As an artist, Wendy Richmond works toward a minimal aesthetic. As a writer, cultural criticism. In her recent show at the IAPP's Privacy Summit in Washington, D.C., she merged the two into a simple yet stimulating showcase.
For Public Privacy: Wendy Richmond's Surreptitious Cellphone, Richmond rolled out the visual results of three years of people watching, and videotaping, to the delight, vexation, and provocation of conference-goers.
The exhibit showcases short video clips pieced together into moving depictions of real people in public places doing everyday things. One vignette shows a woman on the subway. In another, a man paces while talking on his cell phone. Richmond collected the footage using her cell phone's video camera over the course of three years, then sifted through 1,600 clips to narrow it down to just over a dozen tiny films, framed and hung on a black grid across from the exhibit hall.
"It was an interesting look into the topic of privacy," said conference attendee Jim Campell, Assistant Director of the Network Advertising Initiative. "Especially in the context of the IAPP event."
Richmond says that her work is about how we as citizens of the twenty-first century occupy public space and share it, or don't share it. She had been exploring the subject of privacy in her artwork and writing for the last few years and says that observing people in urban settings, where they feel as if they are in public and private at the same time, intrigues her. When she realized she could watch people while shooting video without them knowing, she began staring, and recording, in airports, train and subway stations, and other public venues. What she found pleased her.
"I was getting beautiful pieces of choreography," Richmond says. "Watching people rush through the airport or pace back and forth, there's beauty in the movement," adds Richmond, who has a background in dance. The beauty, she found, was everywhere—a Madison Avenue window dressing, a museum visitor looking at a beautiful print, a man working on his laptop in a café.
The opportunity to show the work at a conference for privacy professionals, "in the heart of the place where people are constantly thinking about these issues" was amazing, she said.
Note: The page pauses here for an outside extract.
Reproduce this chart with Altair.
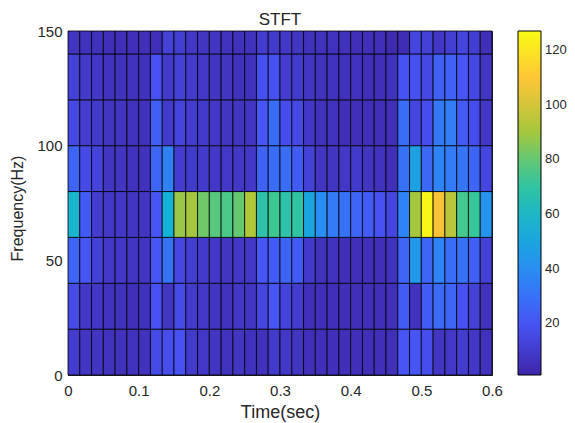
import altair as alt
import pandas as pd

row_0_20 = [10,7,7,6,6,6,6,16,17,18,9,8,7,6,7,6,6,9,8,7,5,5,5,5,5,5,5,5,20,20,17,7,8,10,8,6]
row_20_40 = [16,8,8,6,6,5,6,18,7,16,9,8,7,6,8,7,14,20,13,10,5,5,5,5,5,5,5,5,22,6,22,27,25,18,12,6]
row_40_60 = [25,20,12,8,8,7,7,20,30,14,11,9,8,7,8,8,20,22,25,22,9,6,6,5,5,5,5,6,25,44,25,36,28,30,23,12]
row_60_80 = [58,22,10,8,8,7,7,20,55,88,90,82,78,76,80,92,68,74,68,70,50,40,33,30,25,22,18,14,36,90,125,108,94,75,72,42]
row_80_100 = [25,16,13,7,7,6,6,25,35,10,9,9,8,8,8,8,24,28,28,22,12,7,7,8,9,7,6,5,30,48,26,36,33,31,25,14]
row_100_120 = [15,10,9,7,7,6,6,23,9,13,10,9,8,7,7,7,20,28,17,15,8,6,6,5,5,5,5,5,28,14,17,32,34,22,17,8]
row_120_140 = [12,9,8,6,6,6,6,18,9,12,9,8,7,7,6,6,18,18,10,9,7,6,6,6,6,5,5,6,19,18,15,24,24,20,15,7]
row_140_150 = [7,6,6,5,5,5,5,5,12,11,8,7,7,6,6,6,10,9,8,7,6,6,6,6,5,5,5,3,4,14,12,8,11,14,11,5]

rows = [row_0_20, row_20_40, row_40_60, row_60_80, row_80_100, row_100_120, row_120_140, row_140_150]
freq_edges = [0, 20, 40, 60, 80, 100, 120, 140, 150]
n_cols = 36
t_end = 0.6
parula = ["#3E26A8", "#4752F4", "#2D87F7", "#12B1D6", "#37C897", "#ABC739", "#FEC338", "#F9FB14"]
color_min, color_max = 1, 127
cb_ticks = [20, 40, 60, 80, 100, 120]

records = []
for r, vals in enumerate(rows):
    for c, v in enumerate(vals):
        records.append({
            "t0": c * t_end / n_cols, "t1": (c + 1) * t_end / n_cols,
            "f0": freq_edges[r], "f1": freq_edges[r + 1], "v": v,
        })
df = pd.DataFrame(records)

FONT = "Liberation Sans"
TXT = "#262626"

chart = (
    alt.Chart(df)
    .mark_rect(stroke="#000000", strokeWidth=1, strokeOpacity=0.8)
    .encode(
        x=alt.X("t0:Q", scale=alt.Scale(domain=[0, t_end], nice=False),
                axis=alt.Axis(title="Time(sec)", values=[0, 0.1, 0.2, 0.3, 0.4, 0.5, 0.6],
                              labelExpr="datum.value == 0 ? '0' : format(datum.value, '.1f')",
                              ticks=False, grid=False, labelFlush=False, labelPadding=8,
                              titlePadding=5, titleFontSize=18)),
        x2="t1:Q",
        y=alt.Y("f0:Q", scale=alt.Scale(domain=[0, 150], nice=False),
                axis=alt.Axis(title="Frequency(Hz)", values=[0, 50, 100, 150],
                              ticks=False, grid=False, labelPadding=6, titlePadding=11, titleY=177)),
        y2="f1:Q",
        color=alt.Color("v:Q",
                        scale=alt.Scale(domain=[color_min, color_max], range=parula,
                                        interpolate="rgb", nice=False, clamp=True),
                        legend=alt.Legend(title=None, orient="none", legendX=450, legendY=0,
                                          gradientLength=344, gradientThickness=23,
                                          gradientStrokeColor="#000000", gradientStrokeWidth=1,
                                          values=cb_ticks, labelFontSize=13, labelColor=TXT,
                                          labelFont=FONT, labelOffset=4)),
    )
    .properties(
        width=424, height=344,
        title=alt.TitleParams("STFT", fontSize=17, fontWeight="normal", font=FONT, color=TXT, offset=-5),
        autosize=alt.AutoSizeParams(type="none"),
        padding={"left": 60, "top": 23, "right": 75, "bottom": 48},
    )
    .configure_axis(domainColor="#262626", domainWidth=1, labelFont=FONT, titleFont=FONT,
                    labelFontSize=15, titleFontSize=16, labelColor=TXT, titleColor=TXT, titleFontWeight="normal")
    .configure_view(stroke="#262626", strokeWidth=1)
)

chart.save("out.html", embed_options={"renderer": "svg", "actions": False})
Conference-goers, it seems, were similarly wowed.
"I think it's tremendously cool to add an artist to a business conference," wrote Adam Shostack on the Emergent Chaos blog. "Too often we find ourselves focused entirely on questions such as cost of compliance, or forthcoming regulation bringing in new and different perspectives helps us remember the people for whom we're doing this work."
"I loved it!" said Noelle Grattan. "It was an unusual and innovative way to look at and think about privacy." Grattan added that the exhibit was a great reminder of how issues of privacy affect everyone.
Others were more squeamish in their reactions. "Some people were saying 'I don't know how I feel about you doing that,'" said Richmond. But that's part of the point, she said. "If I wasn't pushing some edge, what would my work be saying? The point is to get where you're a little uncomfortable or embarrassed, or touching an area that's a little raw."